In 2008, the United States entered into what is now called the "Great Recession." The Great Recession was also characterized by slow growth and low inflation. These similarities between the Lost Decade and the Great Recession have led many analysts to wonder whether the United States is in for the same persistent economic slump as Japan.
In this analysis it is critical to draw a distinction between a change in the growth rate of gross domestic product (GDP) per capita and a change in its level. For instance, a country can experience a sudden decline in the level of its GDP per capita after a major recession, but its growth rate can remain constant. Conversely, a country's rate of growth can decline without any sudden drop in the level of its GDP per capita. The Japanese data reveal that the Lost Decade is clearly a case of slow growth rather than of a sudden negative shock to GDP per capita. The U.S. data, slightly varied, reveal that the Great Recession is the opposite case.
Figure 1 shows real GDP per capita in the United States in 2010 dollars. The dotted trend line extending past 2007 reflects an out-of-sample prediction for the years 2008-2016, computed using the data available in 2007. Figure 2 displays the same information for Japan, although the trend was computed using pre-1990 data. The main takeaway from a comparison of these two graphs is the different nature of the behavior of GDP per capita after 2007 for the United States and after 1990 for Japan.
U.S. GDP per capita clearly dropped below its trend after 2007, but the shock was mostly to the level of GDP per capita, not so much to its rate of growth. (The growth rate of GDP, on these graphs, is measured by the slope of the solid line.) To be precise, it is also true that the rate of growth was slower after 2007 than before, but the difference is relatively small compared with what happened in Japan during the 1990s. To see this, consider Figure 2.
In Japan, there was no sudden drop in the level of GDP per capita in 1990. The growth rate, however, dropped considerably. And, as can be seen, GDP has been relatively stable since the early 1990s. The difference between actual Japanese GDP per capita and the trend represented by the dotted line grows every year.

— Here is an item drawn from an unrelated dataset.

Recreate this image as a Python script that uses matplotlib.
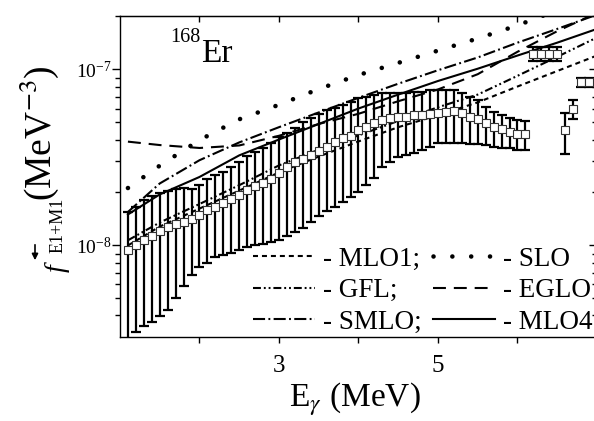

To gauge the importance of the distinction between level and growth-rate effects, consider the following question: How long does it take for GDP per capita to double? In the United States prior to 2007, the average growth rate was such that GDP per capita doubled about every 32 years. After the sudden drop in GDP per capita in 2007, the new growth rate is slightly less than before, implying that GDP per capita will double every 50 years if it does not accelerate or slow down significantly. Thus, it now takes 56 percent more time for GDP per capita to double in the United States than it took before the Great Recession. What of Japan? Before 1990, the average growth rate was such that GDP per capita doubled every 14 years. The post-1990 growth rate implies, however, that it will take 80 years for GDP per capita to double in Japan: That's 470 percent more time than before!